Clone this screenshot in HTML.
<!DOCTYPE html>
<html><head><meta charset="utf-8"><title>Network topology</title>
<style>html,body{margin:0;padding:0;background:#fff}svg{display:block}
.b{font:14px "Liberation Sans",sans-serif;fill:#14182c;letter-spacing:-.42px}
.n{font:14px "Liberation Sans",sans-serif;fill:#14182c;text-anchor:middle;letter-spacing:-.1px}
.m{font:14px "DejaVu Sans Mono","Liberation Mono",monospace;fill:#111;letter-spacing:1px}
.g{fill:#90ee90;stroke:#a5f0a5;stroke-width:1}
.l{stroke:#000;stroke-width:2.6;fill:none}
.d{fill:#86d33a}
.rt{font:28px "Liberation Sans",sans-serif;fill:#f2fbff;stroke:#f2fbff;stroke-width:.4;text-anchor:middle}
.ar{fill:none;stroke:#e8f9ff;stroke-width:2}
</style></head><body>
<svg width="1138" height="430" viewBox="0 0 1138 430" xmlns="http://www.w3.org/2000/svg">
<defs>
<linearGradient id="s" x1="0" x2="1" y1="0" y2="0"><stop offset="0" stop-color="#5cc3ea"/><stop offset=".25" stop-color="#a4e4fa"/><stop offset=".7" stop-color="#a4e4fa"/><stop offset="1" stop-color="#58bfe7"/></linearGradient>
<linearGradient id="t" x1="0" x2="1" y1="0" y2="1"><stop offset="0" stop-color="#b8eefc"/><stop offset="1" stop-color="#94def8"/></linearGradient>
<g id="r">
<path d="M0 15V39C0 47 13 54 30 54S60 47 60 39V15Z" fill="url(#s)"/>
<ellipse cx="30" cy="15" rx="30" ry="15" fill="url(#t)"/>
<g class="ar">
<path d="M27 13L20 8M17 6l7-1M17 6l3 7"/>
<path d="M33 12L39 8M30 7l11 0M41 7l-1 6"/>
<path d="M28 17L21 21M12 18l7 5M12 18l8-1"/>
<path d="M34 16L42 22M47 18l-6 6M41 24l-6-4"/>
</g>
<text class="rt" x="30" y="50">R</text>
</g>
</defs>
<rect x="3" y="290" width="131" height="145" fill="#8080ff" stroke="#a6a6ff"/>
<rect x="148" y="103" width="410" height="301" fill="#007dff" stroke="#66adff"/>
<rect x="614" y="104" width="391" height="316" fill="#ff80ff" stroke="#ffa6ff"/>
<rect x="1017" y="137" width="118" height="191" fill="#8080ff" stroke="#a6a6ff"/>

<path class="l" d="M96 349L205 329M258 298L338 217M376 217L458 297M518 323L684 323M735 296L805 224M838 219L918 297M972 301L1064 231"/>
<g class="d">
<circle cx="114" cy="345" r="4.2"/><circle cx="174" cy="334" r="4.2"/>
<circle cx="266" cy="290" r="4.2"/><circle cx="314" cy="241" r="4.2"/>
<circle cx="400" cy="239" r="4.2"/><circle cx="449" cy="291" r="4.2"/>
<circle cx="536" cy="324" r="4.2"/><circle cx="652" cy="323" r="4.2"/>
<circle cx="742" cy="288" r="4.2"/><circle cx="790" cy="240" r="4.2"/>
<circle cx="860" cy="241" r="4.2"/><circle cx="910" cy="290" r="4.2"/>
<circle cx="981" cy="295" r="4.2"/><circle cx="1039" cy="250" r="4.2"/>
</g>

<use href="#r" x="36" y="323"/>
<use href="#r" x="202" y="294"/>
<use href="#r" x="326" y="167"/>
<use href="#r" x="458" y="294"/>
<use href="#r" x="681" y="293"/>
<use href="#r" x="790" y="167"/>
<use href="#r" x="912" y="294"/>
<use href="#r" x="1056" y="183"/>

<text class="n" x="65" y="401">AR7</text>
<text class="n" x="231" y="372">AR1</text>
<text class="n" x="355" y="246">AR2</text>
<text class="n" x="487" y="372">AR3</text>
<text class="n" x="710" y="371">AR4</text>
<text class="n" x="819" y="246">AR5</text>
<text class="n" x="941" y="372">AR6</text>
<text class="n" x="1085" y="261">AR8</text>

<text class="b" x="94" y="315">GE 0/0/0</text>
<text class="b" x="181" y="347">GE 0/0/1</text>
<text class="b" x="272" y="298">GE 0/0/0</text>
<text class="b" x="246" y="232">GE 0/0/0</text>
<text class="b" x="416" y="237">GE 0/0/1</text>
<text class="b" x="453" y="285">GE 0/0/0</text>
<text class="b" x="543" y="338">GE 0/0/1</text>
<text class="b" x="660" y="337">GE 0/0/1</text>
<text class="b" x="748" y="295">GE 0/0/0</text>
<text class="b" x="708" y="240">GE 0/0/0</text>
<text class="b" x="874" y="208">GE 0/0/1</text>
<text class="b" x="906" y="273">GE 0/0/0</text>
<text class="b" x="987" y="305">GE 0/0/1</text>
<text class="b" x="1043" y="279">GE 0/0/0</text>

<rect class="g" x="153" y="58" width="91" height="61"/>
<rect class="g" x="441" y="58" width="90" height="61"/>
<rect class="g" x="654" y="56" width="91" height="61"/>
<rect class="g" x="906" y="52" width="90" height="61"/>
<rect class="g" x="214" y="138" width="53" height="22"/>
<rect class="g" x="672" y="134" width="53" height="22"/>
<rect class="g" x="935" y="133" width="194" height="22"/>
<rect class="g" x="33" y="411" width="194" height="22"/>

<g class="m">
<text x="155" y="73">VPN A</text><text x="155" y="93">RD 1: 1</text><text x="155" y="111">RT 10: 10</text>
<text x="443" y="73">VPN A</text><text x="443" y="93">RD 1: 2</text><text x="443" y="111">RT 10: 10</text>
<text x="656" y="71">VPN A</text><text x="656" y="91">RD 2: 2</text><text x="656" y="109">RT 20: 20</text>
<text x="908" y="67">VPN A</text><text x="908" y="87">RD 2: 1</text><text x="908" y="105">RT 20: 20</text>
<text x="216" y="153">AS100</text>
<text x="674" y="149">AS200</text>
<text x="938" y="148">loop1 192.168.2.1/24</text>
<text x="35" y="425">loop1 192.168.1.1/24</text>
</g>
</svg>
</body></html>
---+---
Directive:
Repeat the listing above without any change.

The result:
Clone this screenshot in HTML.
<!DOCTYPE html>
<html><head><meta charset="utf-8"><title>Network topology</title>
<style>html,body{margin:0;padding:0;background:#fff}svg{display:block}
.b{font:14px "Liberation Sans",sans-serif;fill:#14182c;letter-spacing:-.42px}
.n{font:14px "Liberation Sans",sans-serif;fill:#14182c;text-anchor:middle;letter-spacing:-.1px}
.m{font:14px "DejaVu Sans Mono","Liberation Mono",monospace;fill:#111;letter-spacing:1px}
.g{fill:#90ee90;stroke:#a5f0a5;stroke-width:1}
.l{stroke:#000;stroke-width:2.6;fill:none}
.d{fill:#86d33a}
.rt{font:28px "Liberation Sans",sans-serif;fill:#f2fbff;stroke:#f2fbff;stroke-width:.4;text-anchor:middle}
.ar{fill:none;stroke:#e8f9ff;stroke-width:2}
</style></head><body>
<svg width="1138" height="430" viewBox="0 0 1138 430" xmlns="http://www.w3.org/2000/svg">
<defs>
<linearGradient id="s" x1="0" x2="1" y1="0" y2="0"><stop offset="0" stop-color="#5cc3ea"/><stop offset=".25" stop-color="#a4e4fa"/><stop offset=".7" stop-color="#a4e4fa"/><stop offset="1" stop-color="#58bfe7"/></linearGradient>
<linearGradient id="t" x1="0" x2="1" y1="0" y2="1"><stop offset="0" stop-color="#b8eefc"/><stop offset="1" stop-color="#94def8"/></linearGradient>
<g id="r">
<path d="M0 15V39C0 47 13 54 30 54S60 47 60 39V15Z" fill="url(#s)"/>
<ellipse cx="30" cy="15" rx="30" ry="15" fill="url(#t)"/>
<g class="ar">
<path d="M27 13L20 8M17 6l7-1M17 6l3 7"/>
<path d="M33 12L39 8M30 7l11 0M41 7l-1 6"/>
<path d="M28 17L21 21M12 18l7 5M12 18l8-1"/>
<path d="M34 16L42 22M47 18l-6 6M41 24l-6-4"/>
</g>
<text class="rt" x="30" y="50">R</text>
</g>
</defs>
<rect x="3" y="290" width="131" height="145" fill="#8080ff" stroke="#a6a6ff"/>
<rect x="148" y="103" width="410" height="301" fill="#007dff" stroke="#66adff"/>
<rect x="614" y="104" width="391" height="316" fill="#ff80ff" stroke="#ffa6ff"/>
<rect x="1017" y="137" width="118" height="191" fill="#8080ff" stroke="#a6a6ff"/>

<path class="l" d="M96 349L205 329M258 298L338 217M376 217L458 297M518 323L684 323M735 296L805 224M838 219L918 297M972 301L1064 231"/>
<g class="d">
<circle cx="114" cy="345" r="4.2"/><circle cx="174" cy="334" r="4.2"/>
<circle cx="266" cy="290" r="4.2"/><circle cx="314" cy="241" r="4.2"/>
<circle cx="400" cy="239" r="4.2"/><circle cx="449" cy="291" r="4.2"/>
<circle cx="536" cy="324" r="4.2"/><circle cx="652" cy="323" r="4.2"/>
<circle cx="742" cy="288" r="4.2"/><circle cx="790" cy="240" r="4.2"/>
<circle cx="860" cy="241" r="4.2"/><circle cx="910" cy="290" r="4.2"/>
<circle cx="981" cy="295" r="4.2"/><circle cx="1039" cy="250" r="4.2"/>
</g>

<use href="#r" x="36" y="323"/>
<use href="#r" x="202" y="294"/>
<use href="#r" x="326" y="167"/>
<use href="#r" x="458" y="294"/>
<use href="#r" x="681" y="293"/>
<use href="#r" x="790" y="167"/>
<use href="#r" x="912" y="294"/>
<use href="#r" x="1056" y="183"/>

<text class="n" x="65" y="401">AR7</text>
<text class="n" x="231" y="372">AR1</text>
<text class="n" x="355" y="246">AR2</text>
<text class="n" x="487" y="372">AR3</text>
<text class="n" x="710" y="371">AR4</text>
<text class="n" x="819" y="246">AR5</text>
<text class="n" x="941" y="372">AR6</text>
<text class="n" x="1085" y="261">AR8</text>

<text class="b" x="94" y="315">GE 0/0/0</text>
<text class="b" x="181" y="347">GE 0/0/1</text>
<text class="b" x="272" y="298">GE 0/0/0</text>
<text class="b" x="246" y="232">GE 0/0/0</text>
<text class="b" x="416" y="237">GE 0/0/1</text>
<text class="b" x="453" y="285">GE 0/0/0</text>
<text class="b" x="543" y="338">GE 0/0/1</text>
<text class="b" x="660" y="337">GE 0/0/1</text>
<text class="b" x="748" y="295">GE 0/0/0</text>
<text class="b" x="708" y="240">GE 0/0/0</text>
<text class="b" x="874" y="208">GE 0/0/1</text>
<text class="b" x="906" y="273">GE 0/0/0</text>
<text class="b" x="987" y="305">GE 0/0/1</text>
<text class="b" x="1043" y="279">GE 0/0/0</text>

<rect class="g" x="153" y="58" width="91" height="61"/>
<rect class="g" x="441" y="58" width="90" height="61"/>
<rect class="g" x="654" y="56" width="91" height="61"/>
<rect class="g" x="906" y="52" width="90" height="61"/>
<rect class="g" x="214" y="138" width="53" height="22"/>
<rect class="g" x="672" y="134" width="53" height="22"/>
<rect class="g" x="935" y="133" width="194" height="22"/>
<rect class="g" x="33" y="411" width="194" height="22"/>

<g class="m">
<text x="155" y="73">VPN A</text><text x="155" y="93">RD 1: 1</text><text x="155" y="111">RT 10: 10</text>
<text x="443" y="73">VPN A</text><text x="443" y="93">RD 1: 2</text><text x="443" y="111">RT 10: 10</text>
<text x="656" y="71">VPN A</text><text x="656" y="91">RD 2: 2</text><text x="656" y="109">RT 20: 20</text>
<text x="908" y="67">VPN A</text><text x="908" y="87">RD 2: 1</text><text x="908" y="105">RT 20: 20</text>
<text x="216" y="153">AS100</text>
<text x="674" y="149">AS200</text>
<text x="938" y="148">loop1 192.168.2.1/24</text>
<text x="35" y="425">loop1 192.168.1.1/24</text>
</g>
</svg>
</body></html>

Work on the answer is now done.